Tra le famiglie con almeno un figlio con meno di 18 anni, tre su quattro non hanno un computer fisso; solo una su due ha un computer portatile; solo una su tre ha un tablet. Il 25% non possiede la banda larga. Al Sud i dati diventano ancora più alti. Marcello Pacifico (Anief): “Il numero di famiglie che non hanno accesso ai pc e ad internet è molto più alto di quello che si pensi. Dai nostri calcoli, almeno un alunno ogni tre ha seri problemi di accesso alle lezioni e ai compiti impartiti dai docenti via web. Qualche decina di milioni di euro assegnati qualche giorno fa con il decreto “Cura Italia”, per affrontare il problema, sostenendo gli studenti meno abbienti, con acquisti in comodato d’uso e dispositivi digitali individuali, può servire a tamponare la situazione e a portare a termine la fine del corrente anno scolastico, contrassegnato dal contagio del Coronavirus. Il problema del digital divide, però, necessita di ben altre risorse e progetti: è bene che il Governo riprenda in mano quel Piano nazionale di scuola digitale, uno dei pilastri della Buona Scuola, la Legge 107/2015, purtroppo mai decollato, e decida una volta per tutte di trovare le modalità per favorire l’accesso a tutte le famiglie italiane, nessuna esclusa, a quelle tecnologie moderne di cui non è possibile fare a meno”.
Bisogna evitare il rischio del digital divide: un rischio, concreto se pensiamo che non tutte le famiglie hanno a disposizione connessioni, computer o tablet.
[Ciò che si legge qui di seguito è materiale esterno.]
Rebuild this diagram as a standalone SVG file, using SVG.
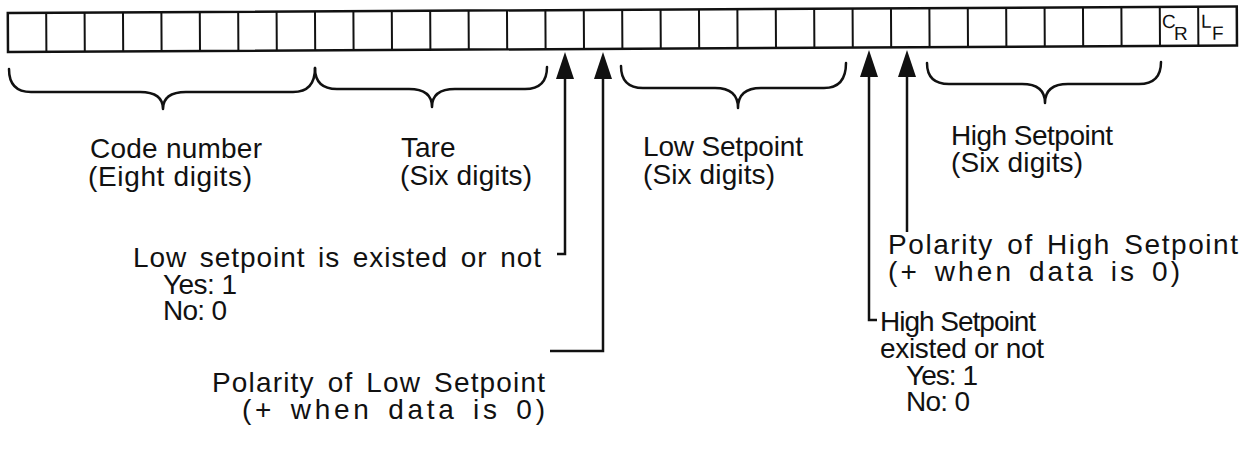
<svg xmlns="http://www.w3.org/2000/svg" width="1253" height="460" viewBox="0 0 1253 460">
<style>
.t{font-family:"Liberation Sans",Arial,sans-serif;font-size:28px;fill:#111}
.w{word-spacing:4px}
.s{font-family:"Liberation Sans",Arial,sans-serif;font-size:19px;fill:#111}
.cell{fill:#fff;stroke:#111;stroke-width:2.5}
.div{stroke:#111;stroke-width:2}
.br{fill:none;stroke:#111;stroke-width:2.5;stroke-linecap:round;stroke-linejoin:round}
.ln{fill:none;stroke:#111;stroke-width:2.5}
.ah{fill:#111}
</style>
<rect width="1253" height="460" fill="#fff"/>
<g id="strip" transform="rotate(-0.3 8 53)">
<rect class="cell" x="8" y="13" width="1229" height="39"/>
<path class="div" d="M46.4 13V52M84.8 13V52M123.2 13V52M161.6 13V52M200 13V52M238.4 13V52M276.8 13V52M315.2 13V52M353.6 13V52M392 13V52M430.4 13V52M468.8 13V52M507.2 13V52M545.6 13V52M584 13V52M622.4 13V52M660.8 13V52M699.2 13V52M737.6 13V52M776 13V52M814.4 13V52M852.8 13V52M891.2 13V52M929.6 13V52M968 13V52M1006.4 13V52M1044.8 13V52M1083.2 13V52M1121.6 13V52M1160 13V52M1198.4 13V52"/>
<text class="s" x="1162" y="34">C</text><text class="s" x="1174" y="46">R</text>
<text class="s" x="1201" y="34">L</text><text class="s" x="1212" y="46">F</text>
</g>
<g id="brace-code">
<path class="br" d="M9 69Q9 92 31 92L140 92Q163 92 163 109Q163 92 186 92L293 92Q315 92 315 68"/>
<text class="t" x="90" y="158" textLength="172" lengthAdjust="spacing">Code number</text>
<text class="t" x="88" y="186" textLength="164" lengthAdjust="spacing">(Eight digits)</text>
</g>
<g id="brace-tare">
<path class="br" d="M315 68Q315 89 337 89L409 89Q432 89 432 107Q432 89 455 89L525 89Q547 89 547 67"/>
<text class="t" x="401" y="157">Tare</text>
<text class="t" x="400" y="185" textLength="132" lengthAdjust="spacing">(Six digits)</text>
</g>
<g id="brace-low">
<path class="br" d="M621 66Q621 88 643 88L715 88Q738 88 738 108Q738 88 761 88L824 88Q846 88 846 63"/>
<text class="t" x="643" y="156" textLength="160" lengthAdjust="spacing">Low Setpoint</text>
<text class="t" x="643" y="184" textLength="132" lengthAdjust="spacing">(Six digits)</text>
</g>
<g id="brace-high">
<path class="br" d="M927 63Q927 84 949 84L1022 84Q1045 84 1045 103Q1045 84 1068 84L1139 84Q1161 84 1161 62"/>
<text class="t" x="951" y="145" textLength="162" lengthAdjust="spacing">High Setpoint</text>
<text class="t" x="951" y="172" textLength="132" lengthAdjust="spacing">(Six digits)</text>
</g>
<g id="connectors">
<path class="ln" d="M565 78V254H557"/>
<path class="ah" d="M565 52L574 79H556Z"/>
<path class="ln" d="M603 78V351H550"/>
<path class="ah" d="M603 52L612 79H594Z"/>
<path class="ln" d="M869 76V320H877"/>
<path class="ah" d="M869 50L878 77H860Z"/>
<path class="ln" d="M907 76V232"/>
<path class="ah" d="M907 50L916 77H898Z"/>
</g>
<g id="low-exists">
<text class="t w" x="133" y="267" textLength="408" lengthAdjust="spacing">Low setpoint is existed or not</text>
<text class="t" x="163" y="294" textLength="74" lengthAdjust="spacing">Yes: 1</text>
<text class="t" x="163" y="320" textLength="64" lengthAdjust="spacing">No: 0</text>
</g>
<g id="low-polarity">
<text class="t w" x="212" y="392" textLength="333" lengthAdjust="spacing">Polarity of Low Setpoint</text>
<text class="t w" x="242" y="419" textLength="303" lengthAdjust="spacing">(+ when data is 0)</text>
</g>
<g id="high-polarity">
<text class="t w" x="888" y="254" textLength="350" lengthAdjust="spacing">Polarity of High Setpoint</text>
<text class="t w" x="888" y="281" textLength="292" lengthAdjust="spacing">(+ when data is 0)</text>
</g>
<g id="high-exists">
<text class="t" x="880" y="331" textLength="156" lengthAdjust="spacing">High Setpoint</text>
<text class="t" x="880" y="358" textLength="164" lengthAdjust="spacing">existed or not</text>
<text class="t" x="906" y="385" textLength="72" lengthAdjust="spacing">Yes: 1</text>
<text class="t" x="906" y="411" textLength="64" lengthAdjust="spacing">No: 0</text>
</g>
</svg>
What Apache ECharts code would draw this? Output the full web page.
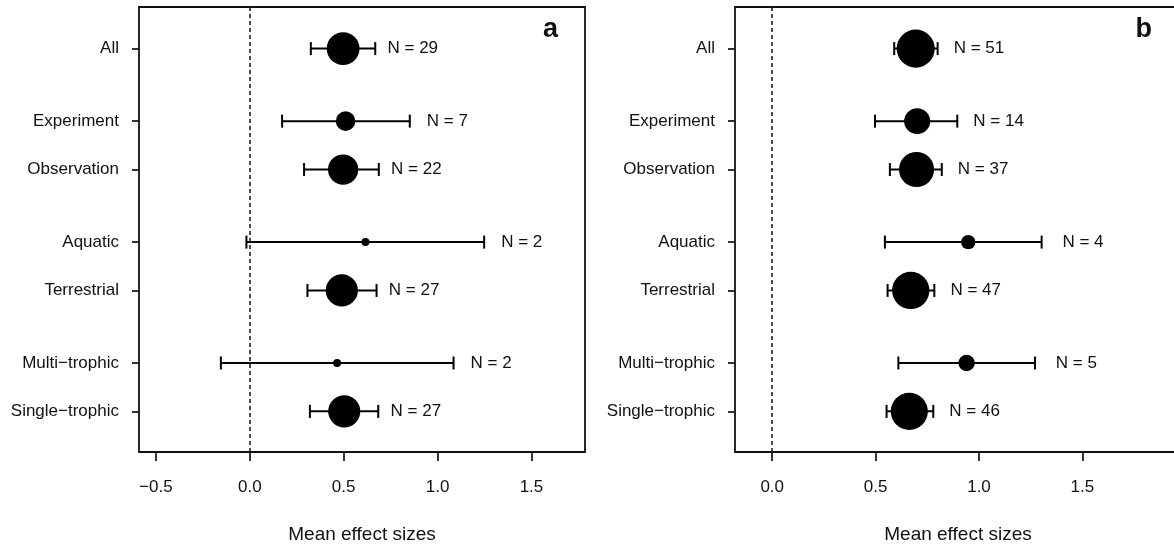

L’Anief lo ha detto all’indomani della decisione del Governo di sospendere le lezioni in tutta Italia fino al 3 aprile (data che ormai sicuramente verrà prorogata almeno a dopo Pasqua, come chiesto sempre dal giovane sindacato). Il divario digitale si riscontra quando si va a verificare l’effettiva disponibilità tecnologica in seno agli istituti scolastici, soprattutto del primo ciclo. Come si evidenzia tra il corpo docente, con tanti precari della scuola assunti lontano da casa, che spesso percepiscono stipendi in ritardo, senza una rete di connessione stabile, non di rado senza un computer a disposizione e senza nemmeno potere accedere alla ‘carta del docente’ per l’aggiornamento, da 500 euro l’anno, perché l’articolo 1, comma 121 della Legge 107 del 2015 ha precluso il suo accesso a tutti i supplenti.
Anief ha anche sempre detto che tra i problemi di cui occorre tenere conto per l’attuazione della didattica on line c’è anche quello del mancato accesso informatico e telematico di una percentuale non trascurabile di famiglie con alunni. E con il via libera del ministero dell’Istruzione alla didattica a distanza, e prima ancora del Governo con il Dpcm del 4 marzo scorso, il problema del divario tecnologico delle famiglie italiane sta emergendo in modo sempre più netto.
Oggi Repubblica parla di “una difficoltà pratica e insormontabile che sottovalutiamo quando parliamo delle meraviglie della scuola online e dello smart working: la dotazione tecnologica della famiglie italiane. Se consideriamo le famiglie con almeno un minore, tre su quattro non hanno un computer fisso; solo una su due ha un computer portatile; solo una su tre ha un tablet. Insomma ogni giorno in milioni di case si pone il dilemma: se hai due o più figli, a chi spetta il computer per la scuola online? E se nel frattempo i genitori sono in smart working, come ci si divide il pc di famiglia?”.
Il problema non è di poco conto. E non è certo di questi giorni, se su pensa che la nota con il Miur nell’ottobre del 2012 ha lanciato il processo di “dematerializzazione” non è mai entrata a regime. Il divario è evidente soprattutto nelle aree con meno risorse e servizi, in particolare al Sud. La società dell’Informazione, del resto, se è vero che implementa i servizi ICT, incrementando le opportunità di sviluppo offerte dalle tecnologie digitali, mostra tutti i suoi limiti quando dispone poi, nella pratica, tali servizi cui possono accedere solo gli “inclusi digitali”, omettendo dalla platea dei fruitori coloro che per vari motivi non hanno accesso a internet.
Il problema è che circa il 25% delle famiglie non accede al web. Inoltre, vi sino delle notevoli differenze territoriali di accesso: in Trentino Alto Adige e Lombardia, ad esempio, la percentuale di famiglie dotate di connessione con banda larga è vicina alla totalità; una realtà molto lontana da quella, ad esempio, di Molise e Calabria. E pure in Sicilia e Campania stiamo ben sotto la media. Tutte regioni, non a caso, del Sud. Anche il titolo di studio ha la sua influenza: il 94,9% delle famiglie con almeno un componente laureato possiede una connessione a banda larga, mentre l’accesso scende al 64% quando in famiglia il titolo di studio più elevato è la licenza media.